I see more what you mean about the safety coming to a point. My memory was not as good as I thought. Yes it does come to a point and sticks out almost 1/4". It is well contoured not to catch on clothing or holster when drawing though. I took a closer look at the way I handle that gun and I actually grip it by the serrations and the corners of the safety, but I spread my thumb and index finger apart quickly so that it doesn't drag. Maybe not perfect, but it sure is better than the guns with squared corner target sites. I feel like I'm going to lose some skin even time I rack one of those slides on a gun with strong springs. :smt002


----------



## rogue007 (Jan 8, 2007)

slingshotting the slide will get your fingers......


The safety on the PX4 has very large ears (wide), only by installing the slim-line decocking only safety bars will result in slimmer safety ears.


On the PX4 I usaully use the front serrations for slingshot loadings.


I am about to purchase the slim ears making the PX4 a decocker only, no safety.


----------



## rogue007 (Jan 8, 2007)




----------



## bangbang (Jan 18, 2007)

rogue007 said:


> I am about to purchase the slim ears making the PX4 a decocker only, no safety.


Thanks for the pictures in the post below...I think it perfectly illustrates the difficulties in slingshotting the slide from the rear...

However, I am puzzled as to the decocker ONLY functionality of the slimline levers.
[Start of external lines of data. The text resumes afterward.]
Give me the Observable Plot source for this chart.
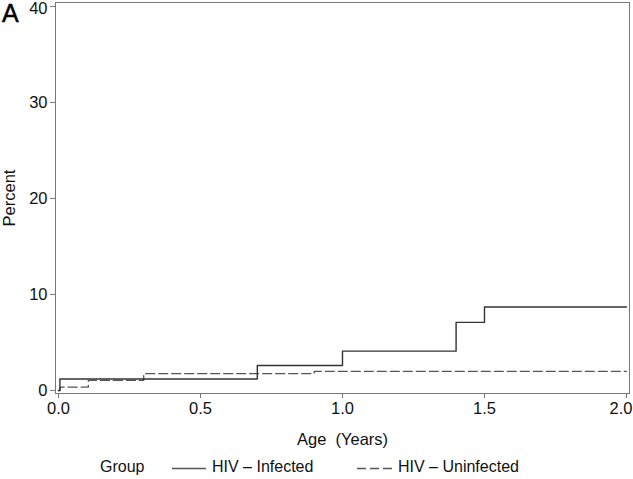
<!DOCTYPE html>
<html><head><meta charset="utf-8">
<script src="https://cdn.jsdelivr.net/npm/d3@7"></script>
<script src="https://cdn.jsdelivr.net/npm/@observablehq/plot@0.6"></script>
<style>
body{margin:0;background:#fff;font-family:"Liberation Sans",Arial,sans-serif;}
#wrap{position:relative;width:633px;height:479px;}
#chart svg{overflow:visible;}
#panel{position:absolute;left:2px;top:-1px;font-size:25px;-webkit-text-stroke:0.5px #000;}
#legend{position:absolute;left:0;top:450px;width:633px;height:29px;font-size:16px;color:#111;}
#legend span{position:absolute;top:8px;}
</style></head>
<body><div id="wrap"><div id="chart"></div><div id="panel">A</div><div id="legend"></div></div>
<script>
const groups = ["HIV – Infected", "HIV – Uninfected"];
const infectedAge = [0, 0.005, 0.70, 1.00, 1.40, 1.50, 2.00];
const infectedPct = [0, 1.2, 2.6, 4.1, 7.1, 8.7, 8.7];
const uninfectedAge = [0, 0.005, 0.105, 0.30, 0.90, 2.00];
const uninfectedPct = [0, 0.35, 1.05, 1.75, 2.0, 2.0];
const xTicks = [0, 0.5, 1.0, 1.5, 2.0];
const yTicks = [0, 10, 20, 30, 40];

const infected = infectedAge.map((a, i) => ({age: a, pct: infectedPct[i], group: groups[0]}));
const uninfected = uninfectedAge.map((a, i) => ({age: a, pct: uninfectedPct[i], group: groups[1]}));

const W = 633, H = 450;
const fmt = d3.format(".1f");
const lastX = xTicks[xTicks.length - 1];
const lastY = yTicks[yTicks.length - 1];
const chart = Plot.plot({
  width: W, height: H,
  marginLeft: 55, marginRight: 4, marginTop: 2, marginBottom: H - 393,
  style: {fontFamily: "Liberation Sans, Arial, sans-serif", fontSize: "16px", color: "#111", background: "#fff", overflow: "visible"},
  x: {domain: [-0.0106, 2.0106]},
  y: {domain: [-0.31, 40.42]},
  marks: [
    Plot.frame({stroke: "#777", strokeWidth: 1}),
    Plot.axisX({ticks: xTicks.slice(0, -1), tickFormat: fmt, tickSize: 5, tickPadding: 4, stroke: "#777",
      label: "Age  (Years)", labelAnchor: "center", labelArrow: "none", labelOffset: 51, fontSize: 16.5}),
    Plot.axisX({ticks: [lastX], tickFormat: () => "", tickSize: 5, stroke: "#777", label: null}),
    Plot.axisX({ticks: [lastX], tickFormat: fmt, tickSize: 0, tickPadding: 9, textAnchor: "end", dx: 6, label: null, fontSize: 16.5}),
    Plot.axisY({ticks: yTicks.slice(0, -1), tickSize: 5, tickPadding: 3, stroke: "#777",
      label: "Percent", labelAnchor: "center", labelArrow: "none", labelOffset: 52, fontSize: 16.5}),
    Plot.axisY({ticks: [lastY], tickFormat: () => "", tickSize: 5, stroke: "#777", label: null}),
    Plot.axisY({ticks: [lastY], tickSize: 0, tickPadding: 8, dy: 2, label: null, fontSize: 16.5}),
    Plot.line(uninfected, {x: "age", y: "pct", curve: "step-after", stroke: "#555", strokeWidth: 1.3, strokeDasharray: "9,4"}),
    Plot.line(infected, {x: "age", y: "pct", curve: "step-after", stroke: "#333", strokeWidth: 1.4})
  ]
});
document.getElementById("chart").appendChild(chart);

// legend
const lg = document.getElementById("legend");
lg.innerHTML = `
<span style="left:100px">Group</span>
<svg style="position:absolute;left:0;top:0" width="633" height="29">
  <line x1="172" x2="206" y1="18.5" y2="18.5" stroke="#555" stroke-width="1.3"/>
  <line x1="357" x2="392" y1="18.5" y2="18.5" stroke="#555" stroke-width="1.3" stroke-dasharray="9,4"/>
</svg>
<span style="left:212px">${groups[0]}</span>
<span style="left:398px">${groups[1]}</span>`;
</script></body></html>
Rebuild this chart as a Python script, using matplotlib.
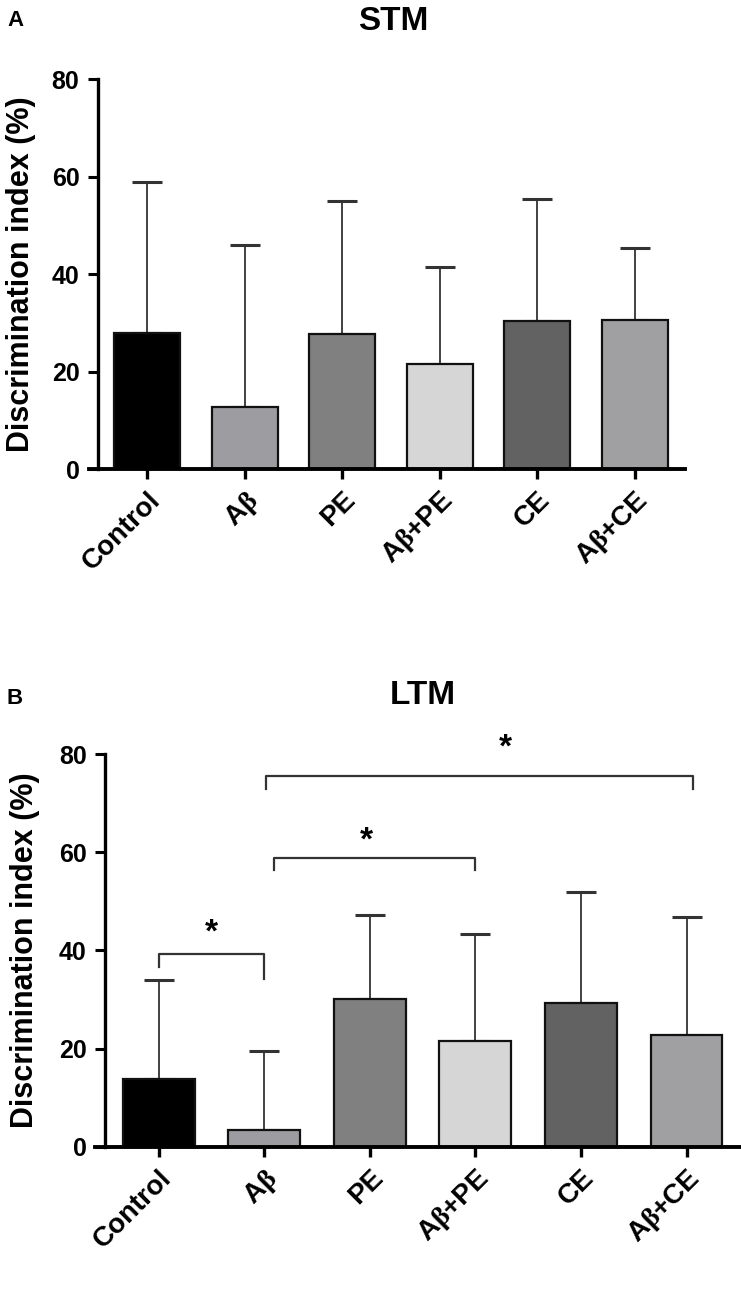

How could the safety functionality be compromised by having a slimmer lever? Is it possible to get a slimmer lever and keep all the functionality?

EDIT:

I think I know why the safety is disabled on the slim levers...there is nowhere to quickly engage those levers, and as such, the safety cannot be quickly taken off in an emergency situation. It would likely take two hands to remove the safety with the slim levers. The original levers allow you to use your thumb to flip it upwards...I guess when it is flush, "flipping" the lever would be an issue.


----------